Apply for a job for the right reasons
Don’t apply for a role because you like a particular sport, or because you support a particular team. If you don’t think you’ll enjoy the role, the novelty will soon wear off. Don’t devalue your own experience.
Don’t just hit ‘submit’
Sending a CV isn’t enough. Writing a personalised cover letter explaining why you want the job shows effort. Be sure you’ve addressed it to the right person. We’ve heard of one letter, sent for a job at Manchester United, addressed to Manchester City. Guess what happened to that application…
Research the company
Do your background research and get to know your interviewees, and the organisation itself. They’ll be doing the same with you, so find people on LinkedIn, or on social media, and read up on the company.
Edit your social media account
Prospective employers will look at social media pages, so keep certain things private if you don’t want them aired to the public. We’ve seen people lose jobs because of social media. It doesn’t always have to be lewd or drunken photos, if you like to vent your opinions about the sports you love, consider how an employer might view them.
Don’t waste people’s time
It’s amazing how many people apply for jobs without considering all the ramifications. Some people apply for jobs simply for the bargaining tool when it comes to getting a pay rise in their current role. Others don’t consider the details of the role itself, or the consequences of, say, having to move. A lot of people tell us they want to move into or closer to London without realizing how expensive it is. Others don’t consider the cost of the commute, or the effects of having to move away from family and friends. There’s a personal element to every job, so consider the finer details.
Know your CV
Don’t lie in your CV, obviously, but also familiarize yourself with what you’ve written. If you’re asked about anything you’ve said, you need to know the answer.

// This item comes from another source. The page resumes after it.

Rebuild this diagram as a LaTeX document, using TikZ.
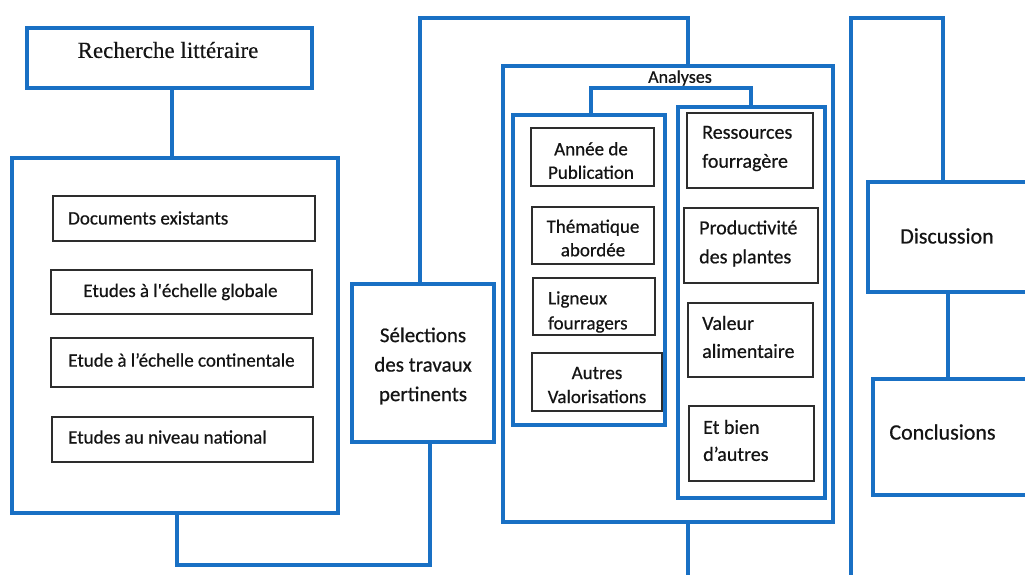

Consider your strengths and weaknesses. You will be asked, so be prepared.
First impressions count
Many decisions are made in the first 30 seconds of an interview. Dress smart, but consider the small details. It might sound silly, but even wearing the wrong colour can end your application before you’ve even had a chance to sing your own praises. If the club has a particular colour, don’t turn up in those of their main rivals.
Show your interest! Show your interviewer you want the job and prepare questions to ask.
Sport can be a challenging environment. It can seem glamorous working in sport, but it can involve unsociable hours and unique situations. Think long and hard if you’re prepared to work hard.